*What you will do*
Quote verbatim the span of lines that begins the listing below and closes with the line containing "(eq1) at (218,19)".

>> START Provided data

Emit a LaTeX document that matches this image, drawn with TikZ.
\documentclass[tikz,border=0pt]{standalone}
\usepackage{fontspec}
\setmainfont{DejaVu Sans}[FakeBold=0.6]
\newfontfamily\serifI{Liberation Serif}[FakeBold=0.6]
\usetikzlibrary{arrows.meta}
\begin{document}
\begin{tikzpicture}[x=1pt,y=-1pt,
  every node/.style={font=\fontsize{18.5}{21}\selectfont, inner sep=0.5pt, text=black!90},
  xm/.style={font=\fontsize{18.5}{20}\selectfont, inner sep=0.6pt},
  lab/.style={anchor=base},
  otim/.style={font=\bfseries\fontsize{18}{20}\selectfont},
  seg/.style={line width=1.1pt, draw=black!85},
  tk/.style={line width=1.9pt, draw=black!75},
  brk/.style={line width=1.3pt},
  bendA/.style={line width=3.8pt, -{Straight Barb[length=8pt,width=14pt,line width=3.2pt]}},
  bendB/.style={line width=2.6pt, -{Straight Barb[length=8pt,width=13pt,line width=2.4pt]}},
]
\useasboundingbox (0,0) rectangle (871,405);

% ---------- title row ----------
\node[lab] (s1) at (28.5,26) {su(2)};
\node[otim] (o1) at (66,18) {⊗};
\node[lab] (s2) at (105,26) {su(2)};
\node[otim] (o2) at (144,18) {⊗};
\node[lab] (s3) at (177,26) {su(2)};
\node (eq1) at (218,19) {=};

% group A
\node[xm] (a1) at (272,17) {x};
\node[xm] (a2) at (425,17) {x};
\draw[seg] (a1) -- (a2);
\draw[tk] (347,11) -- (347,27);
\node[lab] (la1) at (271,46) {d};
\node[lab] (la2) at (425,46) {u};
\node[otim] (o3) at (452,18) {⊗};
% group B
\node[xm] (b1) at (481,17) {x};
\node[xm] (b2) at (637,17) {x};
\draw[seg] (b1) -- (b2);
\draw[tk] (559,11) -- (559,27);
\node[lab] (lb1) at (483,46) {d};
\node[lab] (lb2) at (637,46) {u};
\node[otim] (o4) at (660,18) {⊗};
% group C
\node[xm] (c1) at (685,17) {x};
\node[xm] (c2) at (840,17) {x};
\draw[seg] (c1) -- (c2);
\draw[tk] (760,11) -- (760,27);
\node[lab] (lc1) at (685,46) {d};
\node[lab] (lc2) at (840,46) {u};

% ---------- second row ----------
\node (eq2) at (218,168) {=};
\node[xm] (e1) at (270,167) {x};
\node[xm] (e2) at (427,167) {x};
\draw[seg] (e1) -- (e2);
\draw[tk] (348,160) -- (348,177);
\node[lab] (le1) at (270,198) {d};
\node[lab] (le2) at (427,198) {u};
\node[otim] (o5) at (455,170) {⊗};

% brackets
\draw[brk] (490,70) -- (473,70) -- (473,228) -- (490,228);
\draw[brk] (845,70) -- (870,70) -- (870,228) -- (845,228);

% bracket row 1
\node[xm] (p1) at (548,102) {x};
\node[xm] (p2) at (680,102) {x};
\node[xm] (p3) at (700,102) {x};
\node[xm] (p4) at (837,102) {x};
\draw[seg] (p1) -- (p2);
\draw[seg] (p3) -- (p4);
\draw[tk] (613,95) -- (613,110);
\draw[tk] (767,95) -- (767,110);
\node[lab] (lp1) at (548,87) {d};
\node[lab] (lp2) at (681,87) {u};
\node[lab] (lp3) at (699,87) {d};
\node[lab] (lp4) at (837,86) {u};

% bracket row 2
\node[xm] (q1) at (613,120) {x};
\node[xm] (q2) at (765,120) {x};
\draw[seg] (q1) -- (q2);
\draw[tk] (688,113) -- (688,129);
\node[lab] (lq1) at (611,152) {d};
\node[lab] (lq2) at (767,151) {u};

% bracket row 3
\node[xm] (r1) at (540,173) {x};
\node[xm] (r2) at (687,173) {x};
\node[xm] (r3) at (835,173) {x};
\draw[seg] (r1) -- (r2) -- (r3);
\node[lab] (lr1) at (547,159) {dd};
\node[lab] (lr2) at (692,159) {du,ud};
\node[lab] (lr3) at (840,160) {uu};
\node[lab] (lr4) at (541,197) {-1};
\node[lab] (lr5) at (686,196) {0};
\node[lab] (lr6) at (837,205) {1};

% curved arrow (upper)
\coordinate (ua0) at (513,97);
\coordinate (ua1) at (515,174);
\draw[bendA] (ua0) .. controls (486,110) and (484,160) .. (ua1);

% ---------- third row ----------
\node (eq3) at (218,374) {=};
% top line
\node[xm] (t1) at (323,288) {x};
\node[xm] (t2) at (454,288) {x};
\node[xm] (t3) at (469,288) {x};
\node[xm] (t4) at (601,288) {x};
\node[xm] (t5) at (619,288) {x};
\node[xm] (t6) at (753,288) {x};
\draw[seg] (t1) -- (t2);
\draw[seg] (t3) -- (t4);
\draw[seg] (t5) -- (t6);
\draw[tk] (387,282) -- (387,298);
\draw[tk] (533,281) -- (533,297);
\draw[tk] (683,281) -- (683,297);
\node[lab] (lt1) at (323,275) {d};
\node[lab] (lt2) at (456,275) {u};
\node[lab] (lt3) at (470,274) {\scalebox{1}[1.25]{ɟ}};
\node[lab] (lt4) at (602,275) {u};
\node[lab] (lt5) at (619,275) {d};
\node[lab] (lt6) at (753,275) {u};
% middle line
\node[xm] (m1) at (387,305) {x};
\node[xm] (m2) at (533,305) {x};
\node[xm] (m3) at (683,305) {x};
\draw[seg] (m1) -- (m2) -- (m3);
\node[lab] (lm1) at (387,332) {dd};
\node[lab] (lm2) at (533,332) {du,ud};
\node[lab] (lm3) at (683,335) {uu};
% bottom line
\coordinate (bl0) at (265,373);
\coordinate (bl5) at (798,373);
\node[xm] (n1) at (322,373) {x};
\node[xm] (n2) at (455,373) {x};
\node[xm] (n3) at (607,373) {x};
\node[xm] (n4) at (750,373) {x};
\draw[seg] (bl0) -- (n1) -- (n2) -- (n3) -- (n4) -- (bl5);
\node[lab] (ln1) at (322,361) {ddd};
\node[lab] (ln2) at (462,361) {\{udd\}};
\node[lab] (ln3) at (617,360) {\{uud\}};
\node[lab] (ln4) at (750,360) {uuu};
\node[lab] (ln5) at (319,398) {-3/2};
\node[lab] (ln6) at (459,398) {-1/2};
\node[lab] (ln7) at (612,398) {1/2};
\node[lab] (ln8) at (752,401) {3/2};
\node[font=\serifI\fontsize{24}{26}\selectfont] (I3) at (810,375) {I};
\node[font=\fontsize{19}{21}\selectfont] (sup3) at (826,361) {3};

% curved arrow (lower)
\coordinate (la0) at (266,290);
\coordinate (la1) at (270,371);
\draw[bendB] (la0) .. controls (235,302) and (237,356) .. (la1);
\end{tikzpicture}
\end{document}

>> END Provided data

*Solved problem*
Emit a LaTeX document that matches this image, drawn with TikZ.
\documentclass[tikz,border=0pt]{standalone}
\usepackage{fontspec}
\setmainfont{DejaVu Sans}[FakeBold=0.6]
\newfontfamily\serifI{Liberation Serif}[FakeBold=0.6]
\usetikzlibrary{arrows.meta}
\begin{document}
\begin{tikzpicture}[x=1pt,y=-1pt,
  every node/.style={font=\fontsize{18.5}{21}\selectfont, inner sep=0.5pt, text=black!90},
  xm/.style={font=\fontsize{18.5}{20}\selectfont, inner sep=0.6pt},
  lab/.style={anchor=base},
  otim/.style={font=\bfseries\fontsize{18}{20}\selectfont},
  seg/.style={line width=1.1pt, draw=black!85},
  tk/.style={line width=1.9pt, draw=black!75},
  brk/.style={line width=1.3pt},
  bendA/.style={line width=3.8pt, -{Straight Barb[length=8pt,width=14pt,line width=3.2pt]}},
  bendB/.style={line width=2.6pt, -{Straight Barb[length=8pt,width=13pt,line width=2.4pt]}},
]
\useasboundingbox (0,0) rectangle (871,405);

% ---------- title row ----------
\node[lab] (s1) at (28.5,26) {su(2)};
\node[otim] (o1) at (66,18) {⊗};
\node[lab] (s2) at (105,26) {su(2)};
\node[otim] (o2) at (144,18) {⊗};
\node[lab] (s3) at (177,26) {su(2)};
\node (eq1) at (218,19) {=};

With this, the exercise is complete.